The date was April 8, 1972, and newspaper editorials would remind the public of “the collective debt that we owe to members of the public safety arena that risk their lives in such a thankless profession.” Meanwhile, two widows and six children were left behind to pick up the pieces of their shattered lives.

We continue to make progress towards our goal of erecting a bronze trooper statue at our academy compound. This incredible sculpture will represent all of the troopers and officers who have made the ultimate sacrifice in our agency since its inception. It also serves as a permanent tribute to every member of our agency: past, present and future. During early discussions with the sculptor, it was decided that the features and appearance of the statue would possess a generic quality that would represent everyone….yet no one individual in the agency. That thought process changed a few months ago when we received an e-mail from one of our posts.

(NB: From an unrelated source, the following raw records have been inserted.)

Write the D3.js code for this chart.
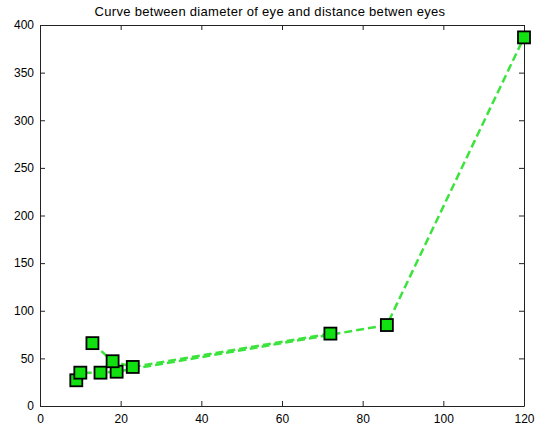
<!DOCTYPE html>
<html>
<head>
<meta charset="utf-8">
<script src="https://cdn.jsdelivr.net/npm/d3@7"></script>
<style>
  body { margin: 0; background: #fff; }
  svg text { font-family: "Liberation Sans", Arial, sans-serif; fill: #000; }
</style>
</head>
<body>
<div id="chart"></div>
<script>
// values
const title = 'Curve between diameter of eye and distance betwen eyes'
const xTicks = [0, 20, 40, 60, 80, 100, 120]
const yTicks = [0, 50, 100, 150, 200, 250, 300, 350, 400]
// two dashed runs of the plot
const seriesAx = [9, 10, 15, 19, 86, 120]
const seriesAy = [27, 35, 35, 36, 85, 387]
const seriesBx = [13, 18, 23, 72]
const seriesBy = [66, 47, 41, 76]

const width = 543, height = 429
const m = { top: 25, right: 19, bottom: 23, left: 40 }

const svg = d3.select('#chart').append('svg')
  .attr('width', width).attr('height', height)

const x = d3.scaleLinear().domain([0, 120]).range([m.left, width - m.right])
const y = d3.scaleLinear().domain([0, 400]).range([height - m.bottom, m.top])

// title
svg.append('text')
  .attr('x', 270).attr('y', 16)
  .attr('text-anchor', 'middle')
  .style('font-size', '13px')
  .style('letter-spacing', '0.3px')
  .text(title)

// axes, matlab style: ticks pointing in, box all round
const tk = 5
svg.append('g').attr('transform', `translate(0,${y(0)})`)
  .call(d3.axisBottom(x).tickValues(xTicks).tickSizeInner(-tk).tickSizeOuter(0).tickPadding(8))
svg.append('g').attr('transform', `translate(0,${y(400)})`)
  .call(d3.axisTop(x).tickValues(xTicks).tickSizeInner(-tk).tickSizeOuter(0).tickFormat(''))
svg.append('g').attr('transform', `translate(${x(0)},0)`)
  .call(d3.axisLeft(y).tickValues(yTicks).tickSizeInner(-tk).tickSizeOuter(0).tickPadding(6))
svg.append('g').attr('transform', `translate(${x(120)},0)`)
  .call(d3.axisRight(y).tickValues(yTicks).tickSizeInner(-tk).tickSizeOuter(0).tickFormat(''))

svg.selectAll('.domain').attr('stroke', '#222')
svg.selectAll('.tick line').attr('stroke', '#222')
svg.selectAll('.tick text').style('font-size', '12px').attr('fill', '#111')

const line = d3.line().x(d => x(d[0])).y(d => y(d[1]))
const runs = [
  d3.zip(seriesAx, seriesAy),
  d3.zip(seriesBx, seriesBy)
]

svg.append('g').selectAll('path').data(runs).join('path')
  .attr('d', line)
  .attr('fill', 'none')
  .attr('stroke', '#3de33d')
  .attr('stroke-width', 2.5)
  .attr('stroke-dasharray', '8,4')

const s = 12
svg.append('g').selectAll('rect').data(runs.flat()).join('rect')
  .attr('x', d => x(d[0]) - s / 2)
  .attr('y', d => y(d[1]) - s / 2)
  .attr('width', s).attr('height', s)
  .attr('fill', '#11e011')
  .attr('stroke', '#000')
  .attr('stroke-width', 1.8)
</script>
</body>
</html>
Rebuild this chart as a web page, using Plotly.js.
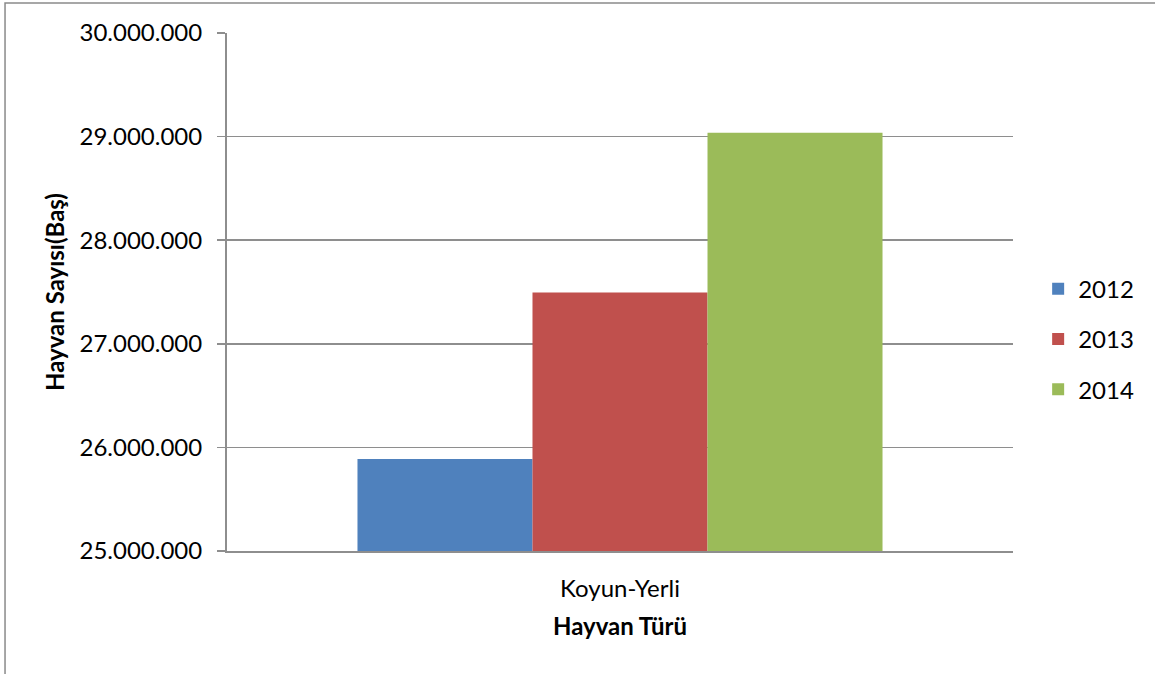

It seems that a Sergeant assigned to the Hazard Post had been discussing the statue with some of his squad. The conversation eventually focused on the death of Trooper McNeely and the fact that he was the only trooper that we had never brought home. Would it be possible for the sculpture to bear his resemblance? The idea was electrifying and resonated with everyone at Headquarters involved in the project. Photographs were quickly sent to the sculptor in order for the finished piece of art to bear a vague, but distinct resemblance to Trooper McNeely.

It should be noted that this statue is not a lone tribute to Trooper James McNeely. However, the symbolism of this gesture is powerful and adds to the layers of thought and imagery surrounding this iconic piece of art.

As we enter into the season of Thanksgiving let us continue our efforts to finish this project, honoring all of those who have gone before us, including the trooper that we were never able to bring home.